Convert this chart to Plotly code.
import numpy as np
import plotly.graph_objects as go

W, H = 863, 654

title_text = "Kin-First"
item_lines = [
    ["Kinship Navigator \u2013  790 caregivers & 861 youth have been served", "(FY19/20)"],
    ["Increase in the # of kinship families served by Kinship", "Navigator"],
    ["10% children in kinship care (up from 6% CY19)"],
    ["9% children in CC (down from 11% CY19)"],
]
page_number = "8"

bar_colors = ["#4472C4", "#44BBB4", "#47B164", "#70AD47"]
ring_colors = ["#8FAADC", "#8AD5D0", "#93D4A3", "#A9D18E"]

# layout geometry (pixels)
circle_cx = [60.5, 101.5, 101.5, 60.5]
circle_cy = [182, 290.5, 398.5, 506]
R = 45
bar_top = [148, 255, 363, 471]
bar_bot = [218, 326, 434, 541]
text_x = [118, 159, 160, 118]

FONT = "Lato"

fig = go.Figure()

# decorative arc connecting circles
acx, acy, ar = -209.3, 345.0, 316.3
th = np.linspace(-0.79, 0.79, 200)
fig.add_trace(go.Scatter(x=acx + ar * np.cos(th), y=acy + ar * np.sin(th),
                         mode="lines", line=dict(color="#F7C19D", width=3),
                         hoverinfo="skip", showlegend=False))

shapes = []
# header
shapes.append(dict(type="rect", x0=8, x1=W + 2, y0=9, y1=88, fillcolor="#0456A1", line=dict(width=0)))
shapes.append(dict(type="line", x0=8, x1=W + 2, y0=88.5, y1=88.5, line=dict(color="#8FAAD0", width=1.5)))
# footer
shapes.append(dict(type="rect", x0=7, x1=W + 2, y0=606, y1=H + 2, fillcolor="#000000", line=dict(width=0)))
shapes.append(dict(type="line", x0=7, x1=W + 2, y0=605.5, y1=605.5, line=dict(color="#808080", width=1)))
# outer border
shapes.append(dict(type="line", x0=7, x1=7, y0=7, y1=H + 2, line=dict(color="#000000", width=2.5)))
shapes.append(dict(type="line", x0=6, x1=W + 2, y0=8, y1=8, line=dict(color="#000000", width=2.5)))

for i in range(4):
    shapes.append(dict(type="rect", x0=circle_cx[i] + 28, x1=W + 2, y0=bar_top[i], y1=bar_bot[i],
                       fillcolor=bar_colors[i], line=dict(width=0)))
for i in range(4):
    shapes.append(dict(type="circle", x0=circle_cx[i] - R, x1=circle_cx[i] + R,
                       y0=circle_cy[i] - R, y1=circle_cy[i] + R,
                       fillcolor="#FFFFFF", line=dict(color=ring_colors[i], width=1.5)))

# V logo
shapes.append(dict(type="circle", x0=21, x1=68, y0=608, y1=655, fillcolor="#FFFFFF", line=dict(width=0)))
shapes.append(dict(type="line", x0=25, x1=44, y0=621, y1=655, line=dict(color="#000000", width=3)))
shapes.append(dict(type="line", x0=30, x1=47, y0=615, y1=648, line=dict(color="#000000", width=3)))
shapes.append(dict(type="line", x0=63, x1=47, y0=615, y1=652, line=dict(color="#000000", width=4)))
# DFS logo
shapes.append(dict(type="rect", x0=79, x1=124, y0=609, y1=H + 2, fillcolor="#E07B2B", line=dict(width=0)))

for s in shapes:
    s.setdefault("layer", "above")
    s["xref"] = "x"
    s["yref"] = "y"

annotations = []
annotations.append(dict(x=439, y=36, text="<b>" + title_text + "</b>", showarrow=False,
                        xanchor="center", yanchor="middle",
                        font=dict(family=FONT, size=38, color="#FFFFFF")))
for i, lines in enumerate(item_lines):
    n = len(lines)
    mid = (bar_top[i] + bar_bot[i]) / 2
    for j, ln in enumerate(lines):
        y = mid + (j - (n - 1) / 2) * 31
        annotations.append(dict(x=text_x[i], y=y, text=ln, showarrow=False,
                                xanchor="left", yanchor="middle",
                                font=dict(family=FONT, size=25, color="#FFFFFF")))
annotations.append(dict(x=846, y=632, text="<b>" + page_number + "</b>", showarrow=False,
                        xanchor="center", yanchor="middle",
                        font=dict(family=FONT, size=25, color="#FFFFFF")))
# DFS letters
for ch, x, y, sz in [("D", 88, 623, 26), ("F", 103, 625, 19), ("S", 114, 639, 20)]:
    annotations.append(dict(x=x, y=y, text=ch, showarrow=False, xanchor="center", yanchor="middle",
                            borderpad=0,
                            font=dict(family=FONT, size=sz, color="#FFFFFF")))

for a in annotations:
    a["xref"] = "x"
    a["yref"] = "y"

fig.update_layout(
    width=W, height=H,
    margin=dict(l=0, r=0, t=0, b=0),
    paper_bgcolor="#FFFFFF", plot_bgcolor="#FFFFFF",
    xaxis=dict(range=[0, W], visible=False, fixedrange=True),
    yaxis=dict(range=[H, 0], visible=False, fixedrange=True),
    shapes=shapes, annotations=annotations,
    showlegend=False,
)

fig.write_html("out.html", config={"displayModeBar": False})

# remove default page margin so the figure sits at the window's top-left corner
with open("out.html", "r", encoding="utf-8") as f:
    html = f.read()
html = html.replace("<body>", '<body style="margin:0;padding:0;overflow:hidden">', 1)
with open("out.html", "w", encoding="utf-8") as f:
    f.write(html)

☆ ☆ ☆ ☆ ☆ ☆ ☆

> _Written task_: Transcribe all lines as written.

> _Answer_:
Convert this chart to Plotly code.
import numpy as np
import plotly.graph_objects as go

W, H = 863, 654

title_text = "Kin-First"
item_lines = [
    ["Kinship Navigator \u2013  790 caregivers & 861 youth have been served", "(FY19/20)"],
    ["Increase in the # of kinship families served by Kinship", "Navigator"],
    ["10% children in kinship care (up from 6% CY19)"],
    ["9% children in CC (down from 11% CY19)"],
]
page_number = "8"

bar_colors = ["#4472C4", "#44BBB4", "#47B164", "#70AD47"]
ring_colors = ["#8FAADC", "#8AD5D0", "#93D4A3", "#A9D18E"]

# layout geometry (pixels)
circle_cx = [60.5, 101.5, 101.5, 60.5]
circle_cy = [182, 290.5, 398.5, 506]
R = 45
bar_top = [148, 255, 363, 471]
bar_bot = [218, 326, 434, 541]
text_x = [118, 159, 160, 118]

FONT = "Lato"

fig = go.Figure()

# decorative arc connecting circles
acx, acy, ar = -209.3, 345.0, 316.3
th = np.linspace(-0.79, 0.79, 200)
fig.add_trace(go.Scatter(x=acx + ar * np.cos(th), y=acy + ar * np.sin(th),
                         mode="lines", line=dict(color="#F7C19D", width=3),
                         hoverinfo="skip", showlegend=False))

shapes = []
# header
shapes.append(dict(type="rect", x0=8, x1=W + 2, y0=9, y1=88, fillcolor="#0456A1", line=dict(width=0)))
shapes.append(dict(type="line", x0=8, x1=W + 2, y0=88.5, y1=88.5, line=dict(color="#8FAAD0", width=1.5)))
# footer
shapes.append(dict(type="rect", x0=7, x1=W + 2, y0=606, y1=H + 2, fillcolor="#000000", line=dict(width=0)))
shapes.append(dict(type="line", x0=7, x1=W + 2, y0=605.5, y1=605.5, line=dict(color="#808080", width=1)))
# outer border
shapes.append(dict(type="line", x0=7, x1=7, y0=7, y1=H + 2, line=dict(color="#000000", width=2.5)))
shapes.append(dict(type="line", x0=6, x1=W + 2, y0=8, y1=8, line=dict(color="#000000", width=2.5)))

for i in range(4):
    shapes.append(dict(type="rect", x0=circle_cx[i] + 28, x1=W + 2, y0=bar_top[i], y1=bar_bot[i],
                       fillcolor=bar_colors[i], line=dict(width=0)))
for i in range(4):
    shapes.append(dict(type="circle", x0=circle_cx[i] - R, x1=circle_cx[i] + R,
                       y0=circle_cy[i] - R, y1=circle_cy[i] + R,
                       fillcolor="#FFFFFF", line=dict(color=ring_colors[i], width=1.5)))

# V logo
shapes.append(dict(type="circle", x0=21, x1=68, y0=608, y1=655, fillcolor="#FFFFFF", line=dict(width=0)))
shapes.append(dict(type="line", x0=25, x1=44, y0=621, y1=655, line=dict(color="#000000", width=3)))
shapes.append(dict(type="line", x0=30, x1=47, y0=615, y1=648, line=dict(color="#000000", width=3)))
shapes.append(dict(type="line", x0=63, x1=47, y0=615, y1=652, line=dict(color="#000000", width=4)))
# DFS logo
shapes.append(dict(type="rect", x0=79, x1=124, y0=609, y1=H + 2, fillcolor="#E07B2B", line=dict(width=0)))

for s in shapes:
    s.setdefault("layer", "above")
    s["xref"] = "x"
    s["yref"] = "y"

annotations = []
annotations.append(dict(x=439, y=36, text="<b>" + title_text + "</b>", showarrow=False,
                        xanchor="center", yanchor="middle",
                        font=dict(family=FONT, size=38, color="#FFFFFF")))
for i, lines in enumerate(item_lines):
    n = len(lines)
    mid = (bar_top[i] + bar_bot[i]) / 2
    for j, ln in enumerate(lines):
        y = mid + (j - (n - 1) / 2) * 31
        annotations.append(dict(x=text_x[i], y=y, text=ln, showarrow=False,
                                xanchor="left", yanchor="middle",
                                font=dict(family=FONT, size=25, color="#FFFFFF")))
annotations.append(dict(x=846, y=632, text="<b>" + page_number + "</b>", showarrow=False,
                        xanchor="center", yanchor="middle",
                        font=dict(family=FONT, size=25, color="#FFFFFF")))
# DFS letters
for ch, x, y, sz in [("D", 88, 623, 26), ("F", 103, 625, 19), ("S", 114, 639, 20)]:
    annotations.append(dict(x=x, y=y, text=ch, showarrow=False, xanchor="center", yanchor="middle",
                            borderpad=0,
                            font=dict(family=FONT, size=sz, color="#FFFFFF")))

for a in annotations:
    a["xref"] = "x"
    a["yref"] = "y"

fig.update_layout(
    width=W, height=H,
    margin=dict(l=0, r=0, t=0, b=0),
    paper_bgcolor="#FFFFFF", plot_bgcolor="#FFFFFF",
    xaxis=dict(range=[0, W], visible=False, fixedrange=True),
    yaxis=dict(range=[H, 0], visible=False, fixedrange=True),
    shapes=shapes, annotations=annotations,
    showlegend=False,
)

fig.write_html("out.html", config={"displayModeBar": False})

# remove default page margin so the figure sits at the window's top-left corner
with open("out.html", "r", encoding="utf-8") as f:
    html = f.read()
html = html.replace("<body>", '<body style="margin:0;padding:0;overflow:hidden">', 1)
with open("out.html", "w", encoding="utf-8") as f:
    f.write(html)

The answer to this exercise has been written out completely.